Define your ideal customer as specifically as possible. The narrower you define your target audience, the more relevant your communication becomes. “All mid-sized companies” is not a positioning. “B2B SaaS startups between ten and fifty employees who are making their first marketing hire” is. The fear of losing customers through a narrow positioning is almost always unfounded – in reality, you win more clients through specificity than you’d ever reach through breadth.

Actively test your positioning: talk to potential customers, experiment with different messages on your website and social media, and measure which formulations generate the strongest resonance. A startup’s positioning is not a one-time decision but an iterative process.

My experience with founding teams shows: the best startup marketing doesn’t feel like marketing. It feels like a helpful conversation with someone who truly understands what you need. This authentic approach is the most sustainable path to growth.

From Tactics to Scalable Architecture

The transition from tactical marketing to scalable marketing architecture is the most critical point in a startup’s development. Tactical marketing reacts – strategic architecture acts. Build systems: a content process that reliably produces high-quality content. A CRM that automatically captures and qualifies leads. Reporting that shows you in real time which channels are working.

Document what works and what doesn’t from the very beginning. Startups that systematically record their marketing learnings can scale faster than those that keep everything in the founders’ heads. When a new marketing hire starts, they should find a playbook, not a blank page.

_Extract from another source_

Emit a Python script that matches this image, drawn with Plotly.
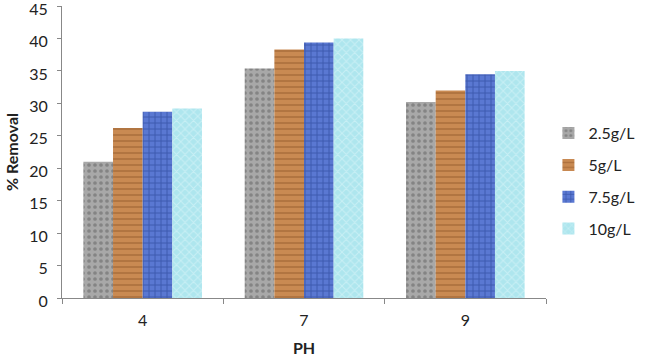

Avoiding Typical Startup Marketing Mistakes

Beyond the already mentioned mistake of serving too many channels simultaneously, there are other typical pitfalls. Many startups invest too early in elaborate branding before product-market fit is confirmed. Others neglect SEO entirely and build exclusively on paid channels – a strategy that becomes expensive in the long run. And still others copy the marketing tactics of successful startups without considering that every company has a unique context.

The most important advice: don’t be blinded by the visible marketing activities of other startups. What you see on LinkedIn or in the press is the result – not the process. Behind every successful startup’s marketing is a systematic build that began with small, focused steps.

Conclusion

The most successful startups aren’t those with the biggest marketing budget but those with the smartest strategy. Clear positioning, focused channel selection, and the consistent development of scalable processes form the foundation for sustainable growth. Start with two to three channels, measure consistently, and scale only what demonstrably works. Great marketing is not a privilege of large budgets – it’s the result of strategic thinking.